Plotting code records:
▬▬▬▬▬▬▬▬▬▬

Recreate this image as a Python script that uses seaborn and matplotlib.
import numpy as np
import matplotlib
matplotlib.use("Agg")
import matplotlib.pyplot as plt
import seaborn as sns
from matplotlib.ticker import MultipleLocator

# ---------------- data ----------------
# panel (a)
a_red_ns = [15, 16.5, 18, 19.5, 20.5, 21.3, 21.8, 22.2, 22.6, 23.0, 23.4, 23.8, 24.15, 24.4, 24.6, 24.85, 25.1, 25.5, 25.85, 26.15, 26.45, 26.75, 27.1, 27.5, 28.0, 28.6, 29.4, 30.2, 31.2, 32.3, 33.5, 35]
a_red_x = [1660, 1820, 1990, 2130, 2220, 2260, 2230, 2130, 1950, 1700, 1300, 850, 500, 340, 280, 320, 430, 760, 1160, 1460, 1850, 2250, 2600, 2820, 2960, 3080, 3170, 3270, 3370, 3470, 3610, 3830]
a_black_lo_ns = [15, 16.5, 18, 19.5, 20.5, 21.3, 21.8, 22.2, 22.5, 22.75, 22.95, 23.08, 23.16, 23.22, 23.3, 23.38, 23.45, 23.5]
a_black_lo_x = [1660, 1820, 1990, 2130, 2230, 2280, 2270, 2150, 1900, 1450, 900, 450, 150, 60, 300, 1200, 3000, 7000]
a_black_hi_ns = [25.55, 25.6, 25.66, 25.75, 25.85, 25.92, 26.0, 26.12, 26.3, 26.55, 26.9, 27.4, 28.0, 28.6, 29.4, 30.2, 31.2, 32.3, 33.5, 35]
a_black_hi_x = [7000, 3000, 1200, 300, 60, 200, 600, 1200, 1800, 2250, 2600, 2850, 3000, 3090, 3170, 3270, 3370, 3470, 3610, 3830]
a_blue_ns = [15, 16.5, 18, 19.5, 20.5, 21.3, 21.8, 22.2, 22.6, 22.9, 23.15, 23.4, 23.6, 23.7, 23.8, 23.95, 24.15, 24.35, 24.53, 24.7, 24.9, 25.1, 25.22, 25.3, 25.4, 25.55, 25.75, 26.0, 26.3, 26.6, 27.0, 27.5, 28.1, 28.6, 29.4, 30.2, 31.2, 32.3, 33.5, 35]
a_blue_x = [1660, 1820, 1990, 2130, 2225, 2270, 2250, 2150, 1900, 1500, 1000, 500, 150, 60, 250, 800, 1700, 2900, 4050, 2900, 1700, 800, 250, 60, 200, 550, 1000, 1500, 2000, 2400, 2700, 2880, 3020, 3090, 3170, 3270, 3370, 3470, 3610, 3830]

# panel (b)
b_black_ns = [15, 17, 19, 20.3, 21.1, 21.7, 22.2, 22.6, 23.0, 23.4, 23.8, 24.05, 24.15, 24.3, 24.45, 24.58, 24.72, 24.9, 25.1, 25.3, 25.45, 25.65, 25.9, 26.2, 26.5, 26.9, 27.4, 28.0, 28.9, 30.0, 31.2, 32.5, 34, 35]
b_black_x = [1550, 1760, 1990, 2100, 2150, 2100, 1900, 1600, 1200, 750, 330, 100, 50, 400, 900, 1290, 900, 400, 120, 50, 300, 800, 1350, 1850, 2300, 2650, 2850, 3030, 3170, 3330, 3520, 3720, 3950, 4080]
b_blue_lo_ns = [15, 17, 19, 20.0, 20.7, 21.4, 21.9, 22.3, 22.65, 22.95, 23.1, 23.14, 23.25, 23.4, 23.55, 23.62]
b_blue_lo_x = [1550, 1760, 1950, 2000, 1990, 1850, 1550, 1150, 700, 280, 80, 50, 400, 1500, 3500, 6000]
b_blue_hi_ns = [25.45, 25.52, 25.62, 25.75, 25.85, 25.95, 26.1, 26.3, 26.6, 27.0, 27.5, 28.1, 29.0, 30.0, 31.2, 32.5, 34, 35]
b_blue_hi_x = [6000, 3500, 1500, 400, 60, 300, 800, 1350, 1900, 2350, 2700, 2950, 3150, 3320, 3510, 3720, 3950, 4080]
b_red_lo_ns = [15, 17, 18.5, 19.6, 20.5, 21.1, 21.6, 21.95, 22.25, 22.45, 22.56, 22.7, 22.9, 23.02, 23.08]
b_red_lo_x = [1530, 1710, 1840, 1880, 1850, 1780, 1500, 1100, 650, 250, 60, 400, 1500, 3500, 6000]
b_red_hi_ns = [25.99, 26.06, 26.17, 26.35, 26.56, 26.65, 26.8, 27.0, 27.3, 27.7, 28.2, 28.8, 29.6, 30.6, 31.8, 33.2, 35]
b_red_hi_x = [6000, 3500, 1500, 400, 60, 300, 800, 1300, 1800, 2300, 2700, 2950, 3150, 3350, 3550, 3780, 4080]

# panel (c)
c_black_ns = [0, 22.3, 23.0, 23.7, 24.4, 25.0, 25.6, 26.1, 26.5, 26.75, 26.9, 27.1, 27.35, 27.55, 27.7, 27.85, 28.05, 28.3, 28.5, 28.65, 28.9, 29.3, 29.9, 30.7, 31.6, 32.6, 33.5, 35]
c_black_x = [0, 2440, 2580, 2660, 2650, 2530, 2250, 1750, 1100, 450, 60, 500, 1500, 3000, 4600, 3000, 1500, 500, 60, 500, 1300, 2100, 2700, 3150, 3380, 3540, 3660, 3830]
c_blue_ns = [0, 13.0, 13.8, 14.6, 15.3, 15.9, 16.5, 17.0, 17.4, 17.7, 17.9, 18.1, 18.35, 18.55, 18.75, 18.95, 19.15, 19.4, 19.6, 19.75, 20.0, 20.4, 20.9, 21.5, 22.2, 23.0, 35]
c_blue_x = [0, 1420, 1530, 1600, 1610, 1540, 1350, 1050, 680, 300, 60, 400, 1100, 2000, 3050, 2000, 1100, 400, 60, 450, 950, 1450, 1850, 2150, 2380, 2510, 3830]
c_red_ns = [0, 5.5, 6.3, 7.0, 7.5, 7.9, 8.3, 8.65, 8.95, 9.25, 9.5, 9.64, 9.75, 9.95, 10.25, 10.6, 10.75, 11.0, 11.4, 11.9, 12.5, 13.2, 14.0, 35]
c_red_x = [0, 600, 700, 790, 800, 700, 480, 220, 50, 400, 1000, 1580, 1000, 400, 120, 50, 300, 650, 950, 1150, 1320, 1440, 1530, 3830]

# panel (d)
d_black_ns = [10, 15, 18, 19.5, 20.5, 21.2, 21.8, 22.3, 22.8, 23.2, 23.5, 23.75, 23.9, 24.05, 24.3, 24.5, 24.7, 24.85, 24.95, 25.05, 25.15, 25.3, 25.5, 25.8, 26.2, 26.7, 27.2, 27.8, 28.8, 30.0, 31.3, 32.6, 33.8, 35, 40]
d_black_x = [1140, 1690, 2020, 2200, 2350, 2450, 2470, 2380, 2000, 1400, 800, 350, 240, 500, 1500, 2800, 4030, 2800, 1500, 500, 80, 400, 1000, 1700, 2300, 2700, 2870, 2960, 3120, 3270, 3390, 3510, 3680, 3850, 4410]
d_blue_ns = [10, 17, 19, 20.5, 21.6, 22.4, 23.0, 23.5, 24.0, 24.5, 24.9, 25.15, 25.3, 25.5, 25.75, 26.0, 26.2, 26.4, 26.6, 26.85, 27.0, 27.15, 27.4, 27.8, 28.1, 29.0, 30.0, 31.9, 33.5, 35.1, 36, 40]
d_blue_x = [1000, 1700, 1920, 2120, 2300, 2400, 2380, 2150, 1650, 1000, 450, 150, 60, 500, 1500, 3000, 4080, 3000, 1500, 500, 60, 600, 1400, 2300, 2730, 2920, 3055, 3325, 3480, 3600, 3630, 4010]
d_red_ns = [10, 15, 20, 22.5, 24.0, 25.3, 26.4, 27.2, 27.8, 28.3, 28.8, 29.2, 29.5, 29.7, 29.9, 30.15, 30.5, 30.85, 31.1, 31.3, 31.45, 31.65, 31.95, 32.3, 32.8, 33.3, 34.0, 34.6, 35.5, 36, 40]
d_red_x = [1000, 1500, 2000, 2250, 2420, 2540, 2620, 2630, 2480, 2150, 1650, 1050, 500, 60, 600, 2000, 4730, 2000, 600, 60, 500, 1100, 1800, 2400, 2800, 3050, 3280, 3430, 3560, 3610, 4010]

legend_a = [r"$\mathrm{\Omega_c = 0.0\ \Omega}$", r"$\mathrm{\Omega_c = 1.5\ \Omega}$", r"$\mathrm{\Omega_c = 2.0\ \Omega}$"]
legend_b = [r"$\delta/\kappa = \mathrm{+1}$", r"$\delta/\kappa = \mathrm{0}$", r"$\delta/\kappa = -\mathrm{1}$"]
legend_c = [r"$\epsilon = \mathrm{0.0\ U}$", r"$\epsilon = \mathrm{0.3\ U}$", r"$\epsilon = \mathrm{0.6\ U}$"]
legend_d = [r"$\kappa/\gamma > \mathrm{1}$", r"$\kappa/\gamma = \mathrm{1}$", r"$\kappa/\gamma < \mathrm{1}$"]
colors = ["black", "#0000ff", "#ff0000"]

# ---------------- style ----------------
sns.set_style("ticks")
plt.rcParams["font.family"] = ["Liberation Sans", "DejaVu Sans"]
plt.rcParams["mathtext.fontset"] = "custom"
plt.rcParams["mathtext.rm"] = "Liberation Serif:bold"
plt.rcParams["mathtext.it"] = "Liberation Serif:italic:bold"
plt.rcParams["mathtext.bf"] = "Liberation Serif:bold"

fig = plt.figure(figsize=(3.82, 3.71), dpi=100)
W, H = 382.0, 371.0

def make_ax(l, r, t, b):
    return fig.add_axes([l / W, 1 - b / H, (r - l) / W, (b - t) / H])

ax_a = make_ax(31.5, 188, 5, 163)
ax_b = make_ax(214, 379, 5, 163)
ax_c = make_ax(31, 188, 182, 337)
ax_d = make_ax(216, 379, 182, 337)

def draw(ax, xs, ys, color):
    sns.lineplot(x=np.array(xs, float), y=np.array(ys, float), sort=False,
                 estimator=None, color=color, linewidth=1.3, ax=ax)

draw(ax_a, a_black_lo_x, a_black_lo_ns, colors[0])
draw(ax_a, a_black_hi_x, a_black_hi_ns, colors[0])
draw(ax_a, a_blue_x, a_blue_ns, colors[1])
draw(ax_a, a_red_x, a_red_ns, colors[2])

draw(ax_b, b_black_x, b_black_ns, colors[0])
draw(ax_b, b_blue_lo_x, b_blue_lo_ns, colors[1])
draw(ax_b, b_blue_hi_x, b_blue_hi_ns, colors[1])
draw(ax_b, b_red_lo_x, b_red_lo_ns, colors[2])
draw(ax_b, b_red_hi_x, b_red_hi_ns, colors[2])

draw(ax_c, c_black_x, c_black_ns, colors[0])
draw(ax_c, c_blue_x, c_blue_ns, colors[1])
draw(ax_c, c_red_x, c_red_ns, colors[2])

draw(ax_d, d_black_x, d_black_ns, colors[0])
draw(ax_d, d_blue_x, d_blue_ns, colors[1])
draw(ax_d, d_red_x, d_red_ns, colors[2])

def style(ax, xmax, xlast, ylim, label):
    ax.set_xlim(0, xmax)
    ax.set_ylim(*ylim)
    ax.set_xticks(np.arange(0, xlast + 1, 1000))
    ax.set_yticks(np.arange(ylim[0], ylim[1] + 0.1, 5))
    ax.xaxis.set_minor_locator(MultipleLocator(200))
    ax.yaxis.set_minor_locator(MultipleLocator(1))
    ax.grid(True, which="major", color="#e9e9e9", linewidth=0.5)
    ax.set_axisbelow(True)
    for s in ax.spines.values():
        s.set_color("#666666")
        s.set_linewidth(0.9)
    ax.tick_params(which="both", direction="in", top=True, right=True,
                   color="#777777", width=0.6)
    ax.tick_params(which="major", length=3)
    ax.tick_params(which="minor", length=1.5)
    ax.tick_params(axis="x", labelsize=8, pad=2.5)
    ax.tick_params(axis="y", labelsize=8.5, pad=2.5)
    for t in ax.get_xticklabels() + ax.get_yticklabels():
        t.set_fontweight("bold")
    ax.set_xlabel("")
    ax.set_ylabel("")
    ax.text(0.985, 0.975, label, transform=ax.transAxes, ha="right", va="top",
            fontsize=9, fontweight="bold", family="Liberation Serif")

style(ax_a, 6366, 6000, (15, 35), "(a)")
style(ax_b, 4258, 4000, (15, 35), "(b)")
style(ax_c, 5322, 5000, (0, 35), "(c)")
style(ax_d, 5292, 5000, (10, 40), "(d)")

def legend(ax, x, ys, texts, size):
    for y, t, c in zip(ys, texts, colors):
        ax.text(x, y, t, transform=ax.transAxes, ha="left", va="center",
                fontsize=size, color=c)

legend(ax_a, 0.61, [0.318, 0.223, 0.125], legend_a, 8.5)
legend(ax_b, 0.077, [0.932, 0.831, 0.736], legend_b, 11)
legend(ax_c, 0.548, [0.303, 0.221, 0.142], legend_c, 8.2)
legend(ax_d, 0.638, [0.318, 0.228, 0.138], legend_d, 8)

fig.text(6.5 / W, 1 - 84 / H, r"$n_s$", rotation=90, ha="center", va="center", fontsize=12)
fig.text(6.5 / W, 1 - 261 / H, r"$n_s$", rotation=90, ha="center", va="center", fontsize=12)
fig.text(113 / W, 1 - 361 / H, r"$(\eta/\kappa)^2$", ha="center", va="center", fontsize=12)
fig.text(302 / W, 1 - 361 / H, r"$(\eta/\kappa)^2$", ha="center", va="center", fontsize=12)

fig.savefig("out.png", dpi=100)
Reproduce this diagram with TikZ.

▬▬▬▬▬▬▬▬▬▬

Reproduce the entries exactly, starting at their first line and stopping after the line with "from matplotlib.ticker import MultipleLocator".

Exercise output:
Recreate this image as a Python script that uses seaborn and matplotlib.
import numpy as np
import matplotlib
matplotlib.use("Agg")
import matplotlib.pyplot as plt
import seaborn as sns
from matplotlib.ticker import MultipleLocator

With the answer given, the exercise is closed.